Direction: Within the listing below, locate all lines containing the word "matplotlib". Copy each one.

Entries supplied:
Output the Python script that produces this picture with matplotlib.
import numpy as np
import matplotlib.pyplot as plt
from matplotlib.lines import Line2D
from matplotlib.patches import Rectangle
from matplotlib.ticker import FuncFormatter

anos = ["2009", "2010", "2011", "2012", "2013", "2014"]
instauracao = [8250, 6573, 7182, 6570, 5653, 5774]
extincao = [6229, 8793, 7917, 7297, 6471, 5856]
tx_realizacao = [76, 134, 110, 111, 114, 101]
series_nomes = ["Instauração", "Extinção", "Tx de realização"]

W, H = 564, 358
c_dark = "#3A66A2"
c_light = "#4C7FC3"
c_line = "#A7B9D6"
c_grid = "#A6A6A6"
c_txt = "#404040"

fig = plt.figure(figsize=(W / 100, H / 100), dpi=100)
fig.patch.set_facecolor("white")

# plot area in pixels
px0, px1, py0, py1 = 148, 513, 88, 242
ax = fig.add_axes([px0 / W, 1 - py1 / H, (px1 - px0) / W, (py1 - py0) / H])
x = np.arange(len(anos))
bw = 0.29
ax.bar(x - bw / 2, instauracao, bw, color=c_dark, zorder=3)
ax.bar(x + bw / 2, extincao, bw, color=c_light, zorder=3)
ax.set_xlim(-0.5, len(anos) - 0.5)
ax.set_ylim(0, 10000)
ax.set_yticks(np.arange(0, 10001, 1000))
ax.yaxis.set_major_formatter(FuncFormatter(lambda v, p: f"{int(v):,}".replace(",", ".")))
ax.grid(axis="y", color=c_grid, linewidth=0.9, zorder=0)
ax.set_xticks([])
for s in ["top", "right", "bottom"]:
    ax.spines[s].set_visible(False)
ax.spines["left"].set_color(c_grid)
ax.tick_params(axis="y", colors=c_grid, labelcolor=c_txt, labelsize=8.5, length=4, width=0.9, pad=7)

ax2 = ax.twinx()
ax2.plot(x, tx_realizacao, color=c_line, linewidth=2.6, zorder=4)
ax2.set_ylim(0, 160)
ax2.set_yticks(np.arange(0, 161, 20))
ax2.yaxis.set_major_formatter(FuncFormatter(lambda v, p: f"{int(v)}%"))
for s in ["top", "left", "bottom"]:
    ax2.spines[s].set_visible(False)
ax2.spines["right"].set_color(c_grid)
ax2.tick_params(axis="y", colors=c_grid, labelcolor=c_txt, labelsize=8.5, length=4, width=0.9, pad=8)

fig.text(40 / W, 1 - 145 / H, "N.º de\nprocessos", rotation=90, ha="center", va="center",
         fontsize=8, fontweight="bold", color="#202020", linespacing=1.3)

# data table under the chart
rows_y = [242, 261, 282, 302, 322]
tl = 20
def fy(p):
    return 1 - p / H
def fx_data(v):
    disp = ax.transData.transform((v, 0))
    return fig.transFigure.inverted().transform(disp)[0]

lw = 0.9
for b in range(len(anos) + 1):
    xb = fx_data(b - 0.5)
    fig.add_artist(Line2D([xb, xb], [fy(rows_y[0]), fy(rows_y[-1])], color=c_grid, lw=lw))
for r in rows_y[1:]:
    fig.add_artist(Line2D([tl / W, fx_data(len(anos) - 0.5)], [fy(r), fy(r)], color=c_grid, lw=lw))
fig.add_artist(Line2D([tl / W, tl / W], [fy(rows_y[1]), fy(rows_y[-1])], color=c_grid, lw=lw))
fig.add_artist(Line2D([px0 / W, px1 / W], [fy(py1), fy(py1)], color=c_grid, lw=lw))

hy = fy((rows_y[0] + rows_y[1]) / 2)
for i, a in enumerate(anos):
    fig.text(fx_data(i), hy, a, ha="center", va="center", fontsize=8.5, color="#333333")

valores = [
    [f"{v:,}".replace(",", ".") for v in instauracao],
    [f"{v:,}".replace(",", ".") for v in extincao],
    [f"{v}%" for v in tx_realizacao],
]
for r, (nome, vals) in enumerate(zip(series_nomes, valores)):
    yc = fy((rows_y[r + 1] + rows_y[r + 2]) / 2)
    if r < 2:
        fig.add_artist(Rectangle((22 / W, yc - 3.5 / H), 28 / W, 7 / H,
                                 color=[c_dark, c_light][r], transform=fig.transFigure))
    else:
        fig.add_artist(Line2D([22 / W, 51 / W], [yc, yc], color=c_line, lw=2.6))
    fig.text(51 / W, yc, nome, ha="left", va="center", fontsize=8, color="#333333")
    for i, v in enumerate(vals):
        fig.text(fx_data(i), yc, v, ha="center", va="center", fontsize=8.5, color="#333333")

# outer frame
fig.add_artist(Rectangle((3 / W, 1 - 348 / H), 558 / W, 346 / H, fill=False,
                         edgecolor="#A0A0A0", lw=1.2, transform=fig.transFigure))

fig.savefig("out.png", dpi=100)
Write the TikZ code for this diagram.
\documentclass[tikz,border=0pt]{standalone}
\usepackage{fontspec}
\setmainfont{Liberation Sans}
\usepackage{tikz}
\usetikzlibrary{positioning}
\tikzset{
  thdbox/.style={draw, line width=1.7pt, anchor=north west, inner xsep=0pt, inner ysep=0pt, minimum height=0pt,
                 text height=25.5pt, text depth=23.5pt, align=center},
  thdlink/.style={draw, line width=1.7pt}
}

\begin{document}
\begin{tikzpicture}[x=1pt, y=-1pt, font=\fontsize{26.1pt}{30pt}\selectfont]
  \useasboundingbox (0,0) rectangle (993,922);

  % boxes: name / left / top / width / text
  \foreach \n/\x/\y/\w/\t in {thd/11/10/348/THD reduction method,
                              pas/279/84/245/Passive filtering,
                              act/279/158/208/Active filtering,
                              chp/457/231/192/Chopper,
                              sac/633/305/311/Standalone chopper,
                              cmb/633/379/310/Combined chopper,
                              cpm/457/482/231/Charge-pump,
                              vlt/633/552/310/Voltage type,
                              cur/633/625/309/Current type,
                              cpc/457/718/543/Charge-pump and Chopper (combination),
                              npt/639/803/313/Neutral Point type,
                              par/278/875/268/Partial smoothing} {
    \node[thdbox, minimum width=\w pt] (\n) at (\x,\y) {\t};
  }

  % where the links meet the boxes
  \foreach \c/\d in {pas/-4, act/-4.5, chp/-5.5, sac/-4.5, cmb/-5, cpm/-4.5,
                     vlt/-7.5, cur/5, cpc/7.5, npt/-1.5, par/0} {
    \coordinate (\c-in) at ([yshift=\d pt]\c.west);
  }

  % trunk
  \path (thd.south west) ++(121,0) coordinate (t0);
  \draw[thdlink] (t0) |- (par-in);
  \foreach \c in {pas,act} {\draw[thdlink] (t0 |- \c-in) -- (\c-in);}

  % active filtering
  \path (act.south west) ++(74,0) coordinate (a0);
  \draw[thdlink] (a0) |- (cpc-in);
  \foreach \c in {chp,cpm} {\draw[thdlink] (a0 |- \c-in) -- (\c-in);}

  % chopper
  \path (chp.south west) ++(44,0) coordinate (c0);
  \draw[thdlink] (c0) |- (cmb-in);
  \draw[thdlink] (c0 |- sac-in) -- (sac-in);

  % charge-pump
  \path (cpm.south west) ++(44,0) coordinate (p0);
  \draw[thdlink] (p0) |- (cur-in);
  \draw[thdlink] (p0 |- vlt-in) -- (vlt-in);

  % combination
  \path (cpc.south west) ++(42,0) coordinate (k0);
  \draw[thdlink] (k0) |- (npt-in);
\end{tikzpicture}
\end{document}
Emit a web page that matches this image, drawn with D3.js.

Exercise response:
Output the Python script that produces this picture with matplotlib.
import matplotlib.pyplot as plt
from matplotlib.lines import Line2D
from matplotlib.patches import Rectangle
from matplotlib.ticker import FuncFormatter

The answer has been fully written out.